Testing add-ons against Plone 6/latest buildout.coredev?

Is there an easy way to test our own Plone 5 add-ons against the current Plone 6/buildout.coredev codebase?

Usually, I would use GitHub - collective/buildout.plonetest: Testing/development buildouts for Plone or test against an available release on dist.plone.org. However, there is nothing like that at the moment.

How to deal with this?

On jenkins.plone.org there are jobs related to testing an add-on against a given current buildout.coredev branch, 6.0 is missing, but should be trivial to add it.

So far there has been not much interest in using them, maybe due to the jobs being unknown for most? :thinking:

:man_facepalming:t4: oh my, there are indeed, jobs for Plone 6.0 :sweat_smile: I just did not had a closer look at it.

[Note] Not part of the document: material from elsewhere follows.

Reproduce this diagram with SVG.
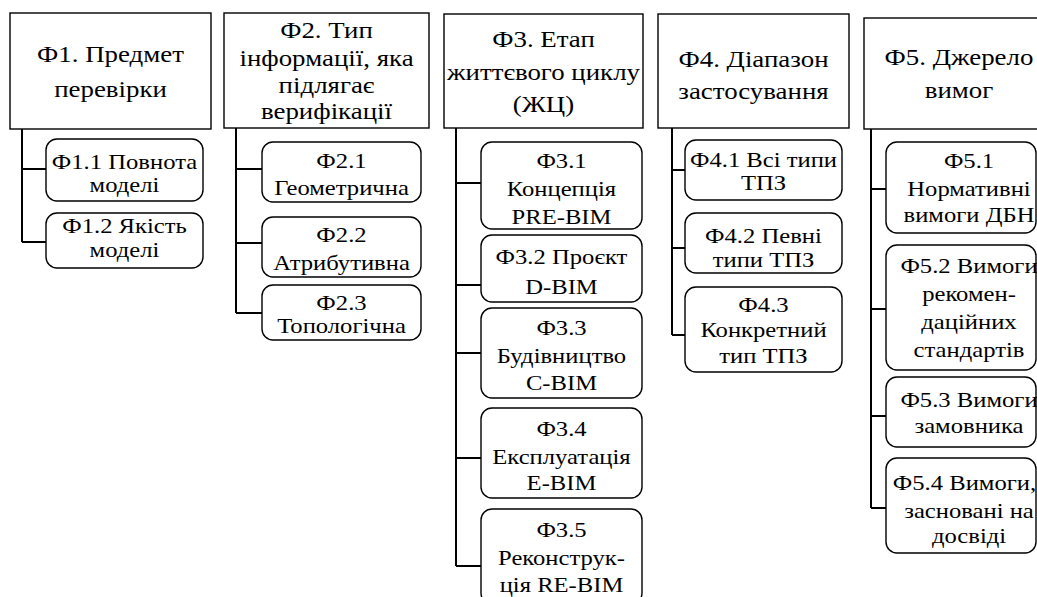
<svg xmlns="http://www.w3.org/2000/svg" width="1037" height="597" viewBox="0 0 1037 597" font-family="Liberation Serif, Times New Roman, serif">
<style>
.hb{fill:#fff;stroke:#000;stroke-width:1.4}
.sb{fill:#fff;stroke:#000;stroke-width:1.4}
.ht{font-size:24px;fill:#000;text-anchor:middle}
.st{font-size:22px;fill:#000;text-anchor:middle}
.cn{fill:none;stroke:#000;stroke-width:2}
</style>
<rect width="1037" height="597" fill="#fff"/>
<g id="connectors">
<path class="cn" d="M22 129V242M22 169H46M22 242H46"/>
<path class="cn" d="M236 128V313M236 169H262M236 243H262M236 313H262"/>
<path class="cn" d="M456 128V566M456 183H481M456 285H481M456 353H481M456 458H481M456 566H481"/>
<path class="cn" d="M672 128V335M672 170H685M672 248H685M672 335H685"/>
<path class="cn" d="M871 129V508M871 189H886M871 309H886M871 416H886M871 508H886"/>
</g>
<g id="f1">
<rect class="hb" x="10" y="13" width="201" height="116"/>
<g transform="matrix(1.12 0 0 1 -13.26 0)"><text class="ht" x="110.5" y="62">Ф1. Предмет</text>
<text class="ht" x="110.5" y="97">перевірки</text></g>
</g>
<g id="f1-1"><rect class="sb" x="46" y="139" width="157" height="62" rx="11"/>
<g transform="matrix(1.12 0 0 1 -14.94 0)"><text class="st" x="124.5" y="169">Ф1.1 Повнота</text><text class="st" x="124.5" y="192">моделі</text></g></g>
<g id="f1-2"><rect class="sb" x="46" y="213" width="157" height="55" rx="11"/>
<g transform="matrix(1.12 0 0 1 -14.94 0)"><text class="st" x="124.5" y="233">Ф1.2 Якість</text><text class="st" x="124.5" y="257">моделі</text></g></g>
<g id="f2">
<rect class="hb" x="224" y="13" width="205" height="115"/>
<g transform="matrix(1.12 0 0 1 -39.18 0)"><text class="ht" x="326.5" y="38">Ф2. Тип</text>
<text class="ht" x="326.5" y="66">інформації, яка</text>
<text class="ht" x="326.5" y="93">підлягає</text>
<text class="ht" x="326.5" y="119">верифікації</text></g>
</g>
<g id="f2-1"><rect class="sb" x="262" y="142" width="159" height="60" rx="11"/>
<g transform="matrix(1.12 0 0 1 -40.98 0)"><text class="st" x="341.5" y="168">Ф2.1</text><text class="st" x="341.5" y="195">Геометрична</text></g></g>
<g id="f2-2"><rect class="sb" x="262" y="217" width="159" height="60" rx="11"/>
<g transform="matrix(1.12 0 0 1 -40.98 0)"><text class="st" x="341.5" y="242">Ф2.2</text><text class="st" x="341.5" y="270">Атрибутивна</text></g></g>
<g id="f2-3"><rect class="sb" x="262" y="285" width="159" height="55" rx="11"/>
<g transform="matrix(1.12 0 0 1 -40.98 0)"><text class="st" x="341.5" y="310">Ф2.3</text><text class="st" x="341.5" y="333">Топологічна</text></g></g>
<g id="f3">
<rect class="hb" x="444" y="14" width="199" height="114"/>
<g transform="matrix(1.12 0 0 1 -65.22 0)"><text class="ht" x="543.5" y="47">Ф3. Етап</text>
<text class="ht" x="543.5" y="80">життєвого циклу</text>
<text class="ht" x="543.5" y="112">(ЖЦ)</text></g>
</g>
<g id="f3-1"><rect class="sb" x="481" y="142" width="161" height="87" rx="11"/>
<g transform="matrix(1.12 0 0 1 -67.38 0)"><text class="st" x="561.5" y="168">Ф3.1</text><text class="st" x="561.5" y="196">Концепція</text><text class="st" x="561.5" y="224">PRE-BIM</text></g></g>
<g id="f3-2"><rect class="sb" x="481" y="235" width="161" height="67" rx="11"/>
<g transform="matrix(1.12 0 0 1 -67.38 0)"><text class="st" x="561.5" y="264">Ф3.2 Проєкт</text><text class="st" x="561.5" y="294">D-BIM</text></g></g>
<g id="f3-3"><rect class="sb" x="481" y="308" width="161" height="90" rx="11"/>
<g transform="matrix(1.12 0 0 1 -67.38 0)"><text class="st" x="561.5" y="335">Ф3.3</text><text class="st" x="561.5" y="363">Будівництво</text><text class="st" x="561.5" y="390">C-BIM</text></g></g>
<g id="f3-4"><rect class="sb" x="481" y="408" width="161" height="90" rx="11"/>
<g transform="matrix(1.12 0 0 1 -67.38 0)"><text class="st" x="561.5" y="436">Ф3.4</text><text class="st" x="561.5" y="464">Експлуатація</text><text class="st" x="561.5" y="490">E-BIM</text></g></g>
<g id="f3-5"><rect class="sb" x="481" y="509" width="161" height="95" rx="11"/>
<g transform="matrix(1.12 0 0 1 -67.38 0)"><text class="st" x="561.5" y="537">Ф3.5</text><text class="st" x="561.5" y="565">Реконструк-</text><text class="st" x="561.5" y="592">ція RE-BIM</text></g></g>
<g id="f4">
<rect class="hb" x="658" y="14" width="191" height="114"/>
<g transform="matrix(1.12 0 0 1 -90.42 0)"><text class="ht" x="753.5" y="67">Ф4. Діапазон</text>
<text class="ht" x="753.5" y="99">застосування</text></g>
</g>
<g id="f4-1"><rect class="sb" x="685" y="140" width="157" height="60" rx="11"/>
<g transform="matrix(1.12 0 0 1 -91.62 0)"><text class="st" x="763.5" y="167">Ф4.1 Всі типи</text><text class="st" x="763.5" y="190">ТПЗ</text></g></g>
<g id="f4-2"><rect class="sb" x="685" y="213" width="157" height="60" rx="11"/>
<g transform="matrix(1.12 0 0 1 -91.62 0)"><text class="st" x="763.5" y="243">Ф4.2 Певні</text><text class="st" x="763.5" y="267">типи ТПЗ</text></g></g>
<g id="f4-3"><rect class="sb" x="685" y="287" width="157" height="85" rx="11"/>
<g transform="matrix(1.12 0 0 1 -91.62 0)"><text class="st" x="763.5" y="312">Ф4.3</text><text class="st" x="763.5" y="337">Конкретний</text><text class="st" x="763.5" y="363">тип ТПЗ</text></g></g>
<g id="f5">
<rect class="hb" x="864" y="18" width="190" height="111"/>
<g transform="matrix(1.12 0 0 1 -115.08 0)"><text class="ht" x="959" y="65">Ф5. Джерело</text>
<text class="ht" x="959" y="98">вимог</text></g>
</g>
<g id="f5-1"><rect class="sb" x="886" y="142" width="150" height="91" rx="11"/>
<g transform="matrix(1.12 0 0 1 -116.28 0)"><text class="st" x="969" y="168">Ф5.1</text><text class="st" x="969" y="196">Нормативні</text><text class="st" x="969" y="222">вимоги ДБН</text></g></g>
<g id="f5-2"><rect class="sb" x="886" y="245" width="150" height="125" rx="11"/>
<g transform="matrix(1.12 0 0 1 -116.28 0)"><text class="st" x="969" y="273">Ф5.2 Вимоги</text><text class="st" x="969" y="301">рекомен-</text><text class="st" x="969" y="329">дацiйних</text><text class="st" x="969" y="357">стандартів</text></g></g>
<g id="f5-3"><rect class="sb" x="886" y="377" width="150" height="70" rx="11"/>
<g transform="matrix(1.12 0 0 1 -116.28 0)"><text class="st" x="969" y="407">Ф5.3 Вимоги</text><text class="st" x="969" y="433">замовника</text></g></g>
<g id="f5-4"><rect class="sb" x="886" y="458" width="150" height="95" rx="11"/>
<g transform="matrix(1.12 0 0 1 -116.28 0)"><text class="st" x="965" y="490">Ф5.4 Вимоги,</text><text class="st" x="969" y="518">засновані на</text><text class="st" x="969" y="543">досвіді</text></g></g>
</svg>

One can test against Plone 6.0 together with Python 3.6 to 3.9 :tada:

But that needs to be done manually, right? Or can we integrate and trigger this from e.g. existing GitHub actions? As far as I’ve seen, it hasn’t been used a lot for add-ons: 2 tests for Plone 5.1, 1 for Plone 5.2, 4 for Plone 5.2 on Python 3.7 and 4 for Plone 6.0 on Python 3.7 (from which I started 2 within the last hour).

Integrating tests for an upcoming release is crucial for add-on developers, but I have the feeling that Jenkins adds too much “complexity” if we’re already using GitHub actions.

Since it uses the coredev buildout as base, tests can fail and pass with every commit. It is not reproducible and can deliver different results within minutes. I know it is some time until the first release candidate or alpha is ready, but can we maybe have fixed pre-build versions we can then use in buildout.plonetest?

I just discovered the QA tests: Code analysis #902 [Jenkins]

All the tests pass, but just the latest test contains a 3.62MB file of code-analysis errors. Really? Why is that one not failing?

Jenkins is mandatory to submit a PR to a package you can't write directly, isn't it? Being in development, it is better to test against the devel, it is how you usually find something has broken, even if it is not your commit/PR.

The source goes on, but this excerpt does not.